::: DATA SECTION :::

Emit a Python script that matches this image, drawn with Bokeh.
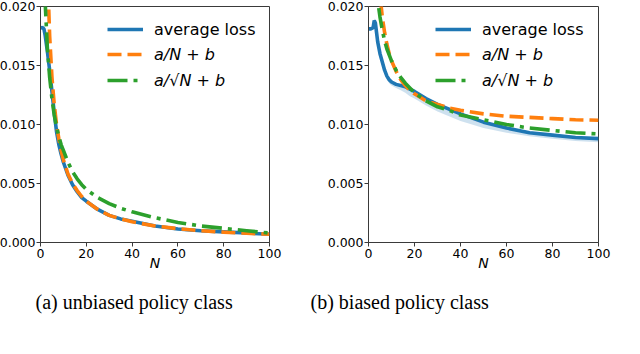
from bokeh.plotting import figure
from bokeh.layouts import row
from bokeh.models import Range1d, Legend, LegendItem, Title, FixedTicker
from bokeh.embed import file_html
from bokeh.resources import INLINE

# ---------------- data ----------------
x_ticks = [0, 20, 40, 60, 80, 100]
y_ticks = [0.0, 0.005, 0.010, 0.015, 0.020]
y_tick_labels = ["0.000", "0.005", "0.010", "0.015", "0.020"]
legend_labels = ["average loss", "a/N + b", "a/\u221aN + b"]
captions = ["(a) unbiased policy class", "(b) biased policy class"]
x_label = "N"

# (a) unbiased policy class
n_loss_a = [0, 1, 1.5, 2, 3, 4, 5, 6, 7, 8, 9, 10, 12, 14, 16, 18, 20, 25, 30, 35, 40, 50, 60, 70, 80, 90, 100]
loss_a = [0.0182, 0.0182, 0.0181, 0.0176, 0.0162, 0.0146, 0.0128, 0.0110, 0.0094, 0.0083, 0.0075, 0.0068, 0.0057,
          0.0049, 0.0043, 0.0038, 0.0035, 0.0028, 0.0023, 0.0020, 0.0018, 0.0014, 0.00115, 0.0010, 0.0009, 0.0008, 0.0007]
loss_lo_a = [0.0180, 0.0180, 0.0178, 0.0172, 0.0157, 0.0141, 0.0124, 0.0107, 0.0092, 0.0081, 0.0073, 0.0066, 0.0056,
             0.0048, 0.0042, 0.0037, 0.0034, 0.0027, 0.0022, 0.0019, 0.0017, 0.0013, 0.0011, 0.00095, 0.00085, 0.00075, 0.00065]
loss_hi_a = [0.0184, 0.0184, 0.0184, 0.0180, 0.0167, 0.0151, 0.0132, 0.0113, 0.0096, 0.0085, 0.0077, 0.0070, 0.0058,
             0.0050, 0.0044, 0.0039, 0.0036, 0.0029, 0.0024, 0.0021, 0.0019, 0.0015, 0.0012, 0.00105, 0.00095, 0.00085, 0.00075]
n_inv_a = [2, 3, 4, 5, 6, 7, 8, 9, 10, 12, 14, 16, 18, 20, 25, 30, 35, 40, 50, 60, 70, 80, 90, 100]
inv_a = [0.0350, 0.0233, 0.0175, 0.0140, 0.0117, 0.0100, 0.0088, 0.0078, 0.0070, 0.0058, 0.0050, 0.0044, 0.0039,
         0.0035, 0.0028, 0.0023, 0.0020, 0.00175, 0.0014, 0.00117, 0.0010, 0.00088, 0.00078, 0.0007]
n_sqrt_a = [1, 1.5, 2, 3, 4, 5, 6, 7, 8, 9, 10, 12, 14, 16, 18, 20, 25, 30, 35, 40, 50, 60, 70, 80, 90, 100]
sqrt_a = [0.0300, 0.0240, 0.0205, 0.0165, 0.0140, 0.0122, 0.0108, 0.0098, 0.0090, 0.0083, 0.0078, 0.0068, 0.0060,
          0.0054, 0.0049, 0.0045, 0.0038, 0.0033, 0.0029, 0.0026, 0.0021, 0.0017, 0.0014, 0.0012, 0.0010, 0.0008]

# (b) biased policy class
n_loss_b = [0, 1, 2, 2.5, 3, 3.5, 4, 5, 6, 7, 8, 9, 10, 12, 14, 16, 18, 20, 25, 30, 35, 40, 50, 60, 70, 80, 90, 100]
loss_b = [0.0181, 0.0181, 0.0182, 0.0188, 0.0186, 0.0178, 0.0170, 0.0160, 0.0153, 0.0146, 0.0141, 0.0138, 0.0136,
          0.0134, 0.0133, 0.0132, 0.0130, 0.0128, 0.0122, 0.0117, 0.0113, 0.0109, 0.0102, 0.0097, 0.0093, 0.0091, 0.0089, 0.0088]
loss_lo_b = [0.0180, 0.0180, 0.0180, 0.0185, 0.0183, 0.0175, 0.0167, 0.0157, 0.0150, 0.0143, 0.0138, 0.0135, 0.0133,
             0.0131, 0.0129, 0.0127, 0.0124, 0.0122, 0.0116, 0.0111, 0.0107, 0.0103, 0.0097, 0.0093, 0.0090, 0.0088, 0.0086, 0.0085]
loss_hi_b = [0.0182, 0.0182, 0.0183, 0.0190, 0.0188, 0.0180, 0.0172, 0.0162, 0.0155, 0.0148, 0.0143, 0.0140, 0.0138,
             0.0135, 0.0134, 0.0133, 0.0131, 0.0129, 0.0123, 0.0118, 0.0114, 0.0110, 0.0103, 0.0098, 0.0094, 0.0092, 0.0090, 0.0089]
n_inv_b = [4, 5, 6, 7, 8, 9, 10, 12, 14, 16, 18, 20, 25, 30, 35, 40, 50, 60, 70, 80, 90, 100]
inv_b = [0.0238, 0.0210, 0.0191, 0.0178, 0.0168, 0.0160, 0.0154, 0.0145, 0.0138, 0.0133, 0.0129, 0.0126, 0.0120,
         0.0117, 0.0114, 0.0112, 0.0109, 0.0107, 0.0106, 0.0105, 0.0104, 0.01036]
n_sqrt_b = [3, 4, 4.5, 5, 6, 7, 8, 9, 10, 12, 14, 16, 18, 20, 25, 30, 35, 40, 50, 60, 70, 80, 90, 100]
sqrt_b = [0.0229, 0.0207, 0.0198, 0.0191, 0.0180, 0.0171, 0.0164, 0.0159, 0.0154, 0.0146, 0.0140, 0.0135, 0.0131,
          0.0127, 0.0120, 0.0115, 0.0112, 0.0108, 0.0104, 0.0100, 0.0097, 0.0095, 0.0093, 0.0092]

BLUE, ORANGE, GREEN = "#1f77b4", "#ff7f0e", "#2ca02c"
SPINE = "#3a3a3a"
FONT = "DejaVu Sans"


def make_panel(n_loss, loss, lo, hi, n_inv, inv, n_sqrt, sqrt, caption, width, left, right, cap_offset):
    p = figure(width=width, height=354, output_backend="svg", toolbar_location=None,
               x_range=Range1d(0, 100), y_range=Range1d(0, 0.02),
               min_border_left=left, min_border_right=right, min_border_top=14, min_border_bottom=104)
    p.background_fill_color = "white"
    p.border_fill_color = "white"
    p.grid.visible = False
    p.outline_line_color = SPINE
    p.outline_line_width = 1

    p.varea(x=n_loss, y1=lo, y2=hi, fill_color=BLUE, fill_alpha=0.22)
    r1 = p.line(n_loss, loss, line_color=BLUE, line_width=3.6)
    r2 = p.line(n_inv, inv, line_color=ORANGE, line_width=3.6, line_dash="14 6")
    r3 = p.line(n_sqrt, sqrt, line_color=GREEN, line_width=3.6, line_dash="20 6 4 6")

    p.xaxis.ticker = FixedTicker(ticks=x_ticks)
    p.yaxis.ticker = FixedTicker(ticks=y_ticks)
    p.yaxis.major_label_overrides = {t: s for t, s in zip(y_ticks, y_tick_labels)}
    for ax in (p.xaxis[0], p.yaxis[0]):
        ax.axis_line_color = SPINE
        ax.major_tick_line_color = SPINE
        ax.major_tick_in = 0
        ax.major_tick_out = 4
        ax.minor_tick_line_color = None
        ax.major_label_text_font = FONT
        ax.major_label_text_font_size = "12.5px"
        ax.major_label_text_color = "black"
        ax.major_label_standoff = 1
    p.xaxis.major_label_standoff = 2
    p.xaxis.axis_label = x_label
    p.xaxis.axis_label_text_font = FONT
    p.xaxis.axis_label_text_font_style = "italic"
    p.xaxis.axis_label_text_font_size = "14px"
    p.xaxis.axis_label_text_color = "black"
    p.xaxis.axis_label_standoff = -6

    common = dict(border_line_color=None, background_fill_alpha=0, padding=0, margin=0,
                  glyph_width=36, glyph_height=20, label_height=20, label_standoff=11, spacing=6,
                  label_text_font=FONT, label_text_font_size="16px", label_text_color="black")
    leg1 = Legend(items=[LegendItem(label=legend_labels[0], renderers=[r1])], location=(67, 203), **common)
    leg2 = Legend(items=[LegendItem(label=legend_labels[1], renderers=[r2]),
                         LegendItem(label=legend_labels[2], renderers=[r3])],
                  location=(67, 152), label_text_font_style="italic", **common)
    p.add_layout(leg1)
    p.add_layout(leg2)

    t = Title(text=caption, align="left", offset=cap_offset, text_font="Liberation Serif",
              text_font_size="20px", text_font_style="normal", text_color="black", standoff=31)
    p.add_layout(t, "below")
    return p


p1 = make_panel(n_loss_a, loss_a, loss_lo_a, loss_hi_a, n_inv_a, inv_a, n_sqrt_a, sqrt_a,
                captions[0], 308, 48, 31, -5)
p2 = make_panel(n_loss_b, loss_b, loss_lo_b, loss_hi_b, n_inv_b, inv_b, n_sqrt_b, sqrt_b,
                captions[1], 340, 68, 42, -58)

layout = row(p1, p2, margin=(-8, 0, 0, -8))

open("out.html", "w").write(file_html(layout, INLINE))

:::

Reproduce the material above exactly, first line through the line that contains "from bokeh.resources import INLINE", minus the pictures.

__THE RESULT__:
Emit a Python script that matches this image, drawn with Bokeh.
from bokeh.plotting import figure
from bokeh.layouts import row
from bokeh.models import Range1d, Legend, LegendItem, Title, FixedTicker
from bokeh.embed import file_html
from bokeh.resources import INLINE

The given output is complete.